His family called him unstable and violent, so John R. Houser was ordered by a judge to be taken against his will to a mental hospital in 2008. Despite that sign that Mr. Houser was mentally troubled, he passed a background check and was able to legally purchase the gun…

On Sunday, Gov. Bobby Jindal of Louisiana argued that if Mr. Houser had been involuntarily committed in his state, he could not have passed a background check. That is because of a law the governor signed last year, requiring the state's courts to report such rulings to the federal database. Mr.
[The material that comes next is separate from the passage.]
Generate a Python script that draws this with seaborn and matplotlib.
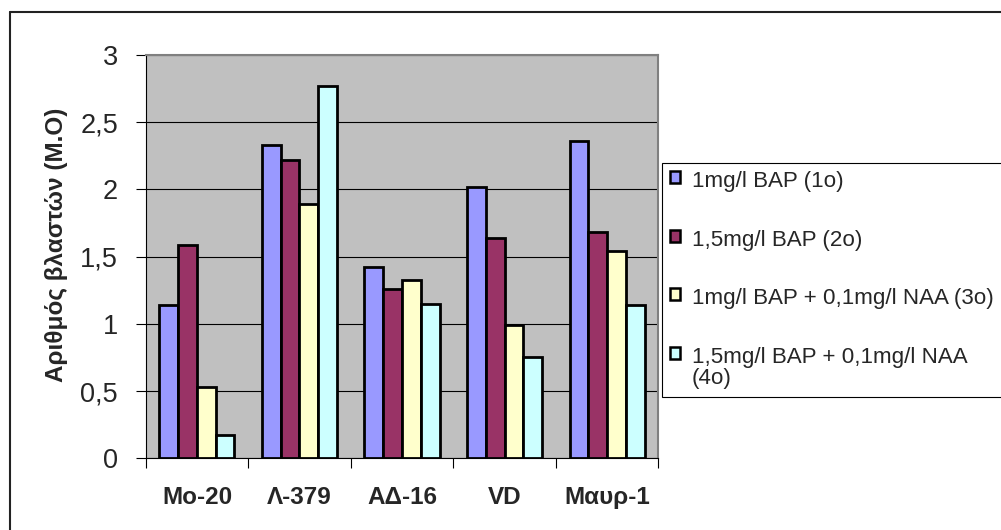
import matplotlib
matplotlib.use("Agg")
import matplotlib.pyplot as plt
from matplotlib.lines import Line2D
import seaborn as sns
import pandas as pd
import numpy as np

categories = ["Mo-20", "Λ-379", "ΑΔ-16", "VD", "Μαυρ-1"]
series_names = ["1mg/l BAP (1o)", "1,5mg/l BAP (2o)",
                "1mg/l BAP + 0,1mg/l NAA (3o)", "1,5mg/l BAP + 0,1mg/l NAA\n(4o)"]
s1 = [1.14, 2.33, 1.42, 2.02, 2.36]
s2 = [1.59, 2.22, 1.26, 1.64, 1.68]
s3 = [0.53, 1.89, 1.33, 0.99, 1.54]
s4 = [0.17, 2.77, 1.15, 0.75, 1.14]
colors = ["#9999FF", "#993366", "#FFFFCC", "#CCFFFF"]
yticks = [0, 0.5, 1, 1.5, 2, 2.5, 3]
ytick_labels = ["0", "0,5", "1", "1,5", "2", "2,5", "3"]
ylabel = "Αριθμός βλαστών (Μ.Ο)"

rows = []
for name, vals in zip(series_names, [s1, s2, s3, s4]):
    for c, v in zip(categories, vals):
        rows.append({"cat": c, "series": name, "value": v})
df = pd.DataFrame(rows)

sns.set_theme(style="white")
plt.rcParams["font.family"] = ["Liberation Sans", "DejaVu Sans"]

W, H = 1001, 530
fig = plt.figure(figsize=(W / 100, H / 100), dpi=100)
fig.patch.set_facecolor("white")
ax = fig.add_axes([145.7 / W, 1 - 458.3 / H, 512.6 / W, 403.3 / H])
ax.set_facecolor("#C0C0C0")

sns.barplot(data=df, x="cat", y="value", hue="series", order=categories,
            hue_order=series_names, palette=colors, width=0.732,
            edgecolor="black", linewidth=2, saturation=1, ax=ax, zorder=3)

ax.set_ylim(0, 3)
ax.set_xlim(-0.5, len(categories) - 0.5)
ax.set_yticks(yticks)
ax.set_yticklabels(ytick_labels, fontsize=19.5)
ax.yaxis.grid(True, color="black", linewidth=0.8, zorder=0)
ax.set_axisbelow(True)
ax.tick_params(axis="y", which="major", length=7, width=0.8, color="black",
               pad=13, left=True, direction="out")

ax.set_xticks(range(len(categories)))
ax.set_xticklabels(categories, fontsize=17.5, fontweight="bold")
ax.set_xticks(np.arange(-0.5, len(categories)), minor=True)
ax.tick_params(axis="x", which="major", length=0, pad=20)
ax.tick_params(axis="x", which="minor", length=7, width=0.8, color="black",
               bottom=True, direction="out")
ax.set_xlabel("")
ax.set_ylabel(ylabel, fontsize=17.5, fontweight="bold")
ax.yaxis.set_label_coords(-0.152, 0.529)

for side in ["left", "bottom"]:
    ax.spines[side].set_color("black")
    ax.spines[side].set_linewidth(0.8)
for side in ["top", "right"]:
    ax.spines[side].set_color("#808080")
    ax.spines[side].set_linewidth(1.5)

handles, labels = ax.get_legend_handles_labels()
ax.get_legend().remove()
leg = fig.legend(handles, labels, loc="upper left",
                 bbox_to_anchor=(662 / W, 1 - 163 / H),
                 bbox_transform=fig.transFigure, borderaxespad=0,
                 fontsize=16.1, frameon=True, fancybox=False, shadow=False,
                 framealpha=1, edgecolor="black", borderpad=0.36,
                 handlelength=0.45, handleheight=0.45, handletextpad=0.53,
                 labelspacing=1.68)
leg.get_frame().set_linewidth(0.8)
for t in leg.get_texts():
    t.set_linespacing(1.0)
for col in leg._legend_handle_box.get_children():
    for hp in col.get_children():
        hp.align = "top"
for p in leg.get_patches():
    p.set_edgecolor("black")
    p.set_linewidth(1.8)

fig.add_artist(Line2D([10 / W, 1.0], [1 - 12 / H, 1 - 12 / H],
                      transform=fig.transFigure, color="#222222", linewidth=1.5))
fig.add_artist(Line2D([10 / W, 10 / W], [0, 1 - 12 / H],
                      transform=fig.transFigure, color="#222222", linewidth=1.5))

fig.savefig("out.png", dpi=100, facecolor="white")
Jindal urged other states to strengthen their laws and make sure such information is reported to the federal government.

"Absolutely, in this instance, this man never should have been able to buy a gun," he said on the CBS program "Face the Nation."

Not until the 18th paragraph does the Times mention that Houser, who killed himself as police arrived at the scene of his attack, was not in fact legally disqualified from owning a gun because he was committed to a Georgia mental hospital for evaluation, not for treatment. Federal law bans gun ownership by anyone who "has been committed to any mental institution," and the federal regulation defining that phrase says "the term does not include a person in a mental institution for observation." So the problem in this case was not, as the Times implies, a failure to share relevant information with the FBI (which runs the background checks) or Georgia's idiosyncratic definition of commitment. The problem, if there was one, was that Houser's gun purchase was legal.

Gun controllers will predictably respond that the criteria for stripping people of their Second Amendment rights should be expanded, but that course would only exacerbate the overbreadth of the current disqualifications. If Congress changes the law so that anyone compelled to undergo a psychiatric evaluation, regardless of the outcome, can never legally buy a gun, the change will affect many nonviolent people—people like Brandon Raub, who was forcibly evaluated in Virginia based on the political opinions he expressed. Even people committed for observation because relatives mistakenly believe they are suicidal would permanently lose the right to own a gun. Such proposals for preventing troubled individuals from obtaining firearms are misbegotten because they require a dragnet that will ensnare many harmless people without having a significant impact on gun violence.

There is a similar problem with the drug-related criteria for blocking a gun purchase. As the Times notes, the FBI says Dylann Roof, charged with murdering nine people at the Emanuel AME Church in Charleston, South Carolina, last month, should not have been allowed to buy the gun he used in that attack because he admitted after being caught with a Schedule III narcotic that he did not have a prescription for it. That admission, according to the FBI, proved Roof was "an unlawful user" of a controlled substance, and he would have failed his background check if the agent who conducted it had contacted the correct local law enforcement agency and learned the details of his drug arrest. Maybe, but that hardly validates the wisdom or fairness of denying millions of harmless people the right to armed self-defense based on their taste in psychoactive substances.